John Bankston is a self-declared storyteller and visual novelist, whose work is particularly relevant and adaptable to the handwashing theme. Based in San Francisco and trained as a painter, Bankston began to use the visual structures of children’s coloring books in the early 2000s to create fantastical stories exploring personal identities and inner worlds. Coloring books—whose bold black outlines of storybook characters, animals, etc. are commonly intended for eager children to color in as a participatory activity—offered him a visual trope from which to create imaginary landscapes and characters. Over the past decade, he has constructed a deeply personal iconography that continues to challenge him. On a formal basis, he has been able to use the structure of a coloring book page to meld his interest in the interaction between the linear and the painterly. Bankston is particularly interested in constructing what he calls “sustained narratives” using visuals, not texts, to create content. He often sends his imaginary characters, frequently human/animal hybrids, on journeys of transformation. These tales can seem childlike at first glance, but they very much mine more adult examinations of our relationships to the subconscious, as well as how we construct our personal identities. His references to popular culture, folk tales, fantasy literature, and African- American and African culture offer all of us entry points into his world regardless of our age, gender or ethnicity.

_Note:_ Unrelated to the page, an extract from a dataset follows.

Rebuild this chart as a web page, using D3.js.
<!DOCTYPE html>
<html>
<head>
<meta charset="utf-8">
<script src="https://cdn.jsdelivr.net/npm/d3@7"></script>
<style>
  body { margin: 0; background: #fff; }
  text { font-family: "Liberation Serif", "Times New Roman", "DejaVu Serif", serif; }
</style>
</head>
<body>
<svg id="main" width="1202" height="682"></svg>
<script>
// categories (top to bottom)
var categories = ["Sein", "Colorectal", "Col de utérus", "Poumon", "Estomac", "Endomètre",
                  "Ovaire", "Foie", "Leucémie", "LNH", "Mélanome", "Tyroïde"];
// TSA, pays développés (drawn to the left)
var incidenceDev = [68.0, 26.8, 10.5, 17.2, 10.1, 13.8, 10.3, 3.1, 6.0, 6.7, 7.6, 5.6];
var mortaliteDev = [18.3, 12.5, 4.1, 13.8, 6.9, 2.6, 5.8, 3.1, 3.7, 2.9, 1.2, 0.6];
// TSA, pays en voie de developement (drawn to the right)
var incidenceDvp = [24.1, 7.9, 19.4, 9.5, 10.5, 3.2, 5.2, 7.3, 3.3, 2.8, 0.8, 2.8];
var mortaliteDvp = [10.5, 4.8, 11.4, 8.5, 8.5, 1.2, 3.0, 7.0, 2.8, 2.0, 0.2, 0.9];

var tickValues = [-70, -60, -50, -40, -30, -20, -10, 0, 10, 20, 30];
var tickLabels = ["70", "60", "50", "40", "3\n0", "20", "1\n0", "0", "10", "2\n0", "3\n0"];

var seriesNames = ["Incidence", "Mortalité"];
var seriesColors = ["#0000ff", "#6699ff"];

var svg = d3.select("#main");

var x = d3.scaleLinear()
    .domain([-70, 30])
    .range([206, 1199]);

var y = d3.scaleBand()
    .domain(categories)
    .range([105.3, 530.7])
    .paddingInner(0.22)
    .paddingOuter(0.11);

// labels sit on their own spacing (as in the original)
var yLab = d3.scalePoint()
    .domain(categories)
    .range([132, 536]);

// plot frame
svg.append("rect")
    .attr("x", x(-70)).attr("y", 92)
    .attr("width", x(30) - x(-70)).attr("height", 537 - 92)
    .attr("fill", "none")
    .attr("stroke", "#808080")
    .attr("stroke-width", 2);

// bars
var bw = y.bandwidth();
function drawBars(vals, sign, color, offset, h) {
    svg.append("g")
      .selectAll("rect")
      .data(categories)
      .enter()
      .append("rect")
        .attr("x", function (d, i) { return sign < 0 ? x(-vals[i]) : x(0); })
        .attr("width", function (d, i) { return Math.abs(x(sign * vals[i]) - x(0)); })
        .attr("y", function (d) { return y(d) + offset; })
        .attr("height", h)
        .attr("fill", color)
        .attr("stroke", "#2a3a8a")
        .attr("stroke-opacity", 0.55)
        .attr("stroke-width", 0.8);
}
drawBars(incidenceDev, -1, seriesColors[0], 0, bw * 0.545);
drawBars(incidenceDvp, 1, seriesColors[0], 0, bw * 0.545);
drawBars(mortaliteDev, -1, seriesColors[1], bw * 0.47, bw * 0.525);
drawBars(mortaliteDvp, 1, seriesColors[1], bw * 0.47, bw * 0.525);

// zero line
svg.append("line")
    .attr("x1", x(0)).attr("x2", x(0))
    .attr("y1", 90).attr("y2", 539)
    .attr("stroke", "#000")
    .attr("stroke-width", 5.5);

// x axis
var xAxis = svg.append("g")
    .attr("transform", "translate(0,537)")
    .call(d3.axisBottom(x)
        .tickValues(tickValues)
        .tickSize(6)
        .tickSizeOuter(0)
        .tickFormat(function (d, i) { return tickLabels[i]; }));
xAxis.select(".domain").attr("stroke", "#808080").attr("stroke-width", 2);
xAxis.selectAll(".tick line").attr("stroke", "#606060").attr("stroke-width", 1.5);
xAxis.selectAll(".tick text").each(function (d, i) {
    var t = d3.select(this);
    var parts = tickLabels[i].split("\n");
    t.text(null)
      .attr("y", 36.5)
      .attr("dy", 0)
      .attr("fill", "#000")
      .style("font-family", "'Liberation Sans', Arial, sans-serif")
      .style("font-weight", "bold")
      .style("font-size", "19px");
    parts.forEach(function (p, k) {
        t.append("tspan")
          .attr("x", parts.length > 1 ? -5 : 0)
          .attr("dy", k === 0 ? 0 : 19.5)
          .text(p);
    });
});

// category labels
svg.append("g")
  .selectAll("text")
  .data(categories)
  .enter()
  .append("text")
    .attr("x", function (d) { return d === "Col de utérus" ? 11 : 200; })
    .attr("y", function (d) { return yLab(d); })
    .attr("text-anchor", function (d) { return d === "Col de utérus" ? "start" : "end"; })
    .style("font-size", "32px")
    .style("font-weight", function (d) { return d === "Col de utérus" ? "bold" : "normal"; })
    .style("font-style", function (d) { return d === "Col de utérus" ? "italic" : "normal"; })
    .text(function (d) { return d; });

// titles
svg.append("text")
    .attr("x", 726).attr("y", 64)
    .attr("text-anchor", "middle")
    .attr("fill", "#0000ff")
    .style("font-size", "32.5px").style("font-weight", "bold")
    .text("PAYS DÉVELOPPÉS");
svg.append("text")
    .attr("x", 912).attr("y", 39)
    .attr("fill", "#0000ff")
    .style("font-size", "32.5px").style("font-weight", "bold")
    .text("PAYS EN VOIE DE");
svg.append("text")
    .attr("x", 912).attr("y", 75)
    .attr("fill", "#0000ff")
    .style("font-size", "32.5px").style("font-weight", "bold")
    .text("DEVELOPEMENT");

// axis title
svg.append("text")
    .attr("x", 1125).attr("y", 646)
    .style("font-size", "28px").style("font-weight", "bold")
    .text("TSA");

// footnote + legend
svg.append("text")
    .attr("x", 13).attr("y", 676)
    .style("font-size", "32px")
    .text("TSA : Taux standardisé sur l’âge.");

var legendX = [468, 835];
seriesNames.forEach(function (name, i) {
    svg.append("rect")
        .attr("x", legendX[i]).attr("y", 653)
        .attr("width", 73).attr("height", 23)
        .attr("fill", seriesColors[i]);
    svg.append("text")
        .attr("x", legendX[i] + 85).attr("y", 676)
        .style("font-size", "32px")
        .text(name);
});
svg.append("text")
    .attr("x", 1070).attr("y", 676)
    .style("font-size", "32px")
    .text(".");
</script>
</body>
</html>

On a parallel track, public health has a long his tory of using storytelling in campaigns to encourage healthy habits and to influence behavior change. There is much evidence to support the effectiveness of using popular culture tools, including illustrated stories, comic books, plays, music videos, radio shows, and posters, to speak directly to target audiences and to influence behavior in areas such as eating well, exercising, and taking personal responsibility.
John Bankston is first and foremost an artist, neither an illustrator nor health communicator. Yet, Bankston’s instructive parable Magic Handwashing very much falls in the tradition of the best of public health storytelling. Once again, Bankston has created an imaginary world called the Rainbow Forest. His protagonist, Donkey Boy, finds himself in a dilemma when his hands are turned into claws after immersing them into a glowing puddle. Only through the help of many fantastical friends does Donkey Boy restore his hands when he learns how to wash his hands properly. His story is meant to create visual permanent memories to be recalled during our daily handwashing rituals.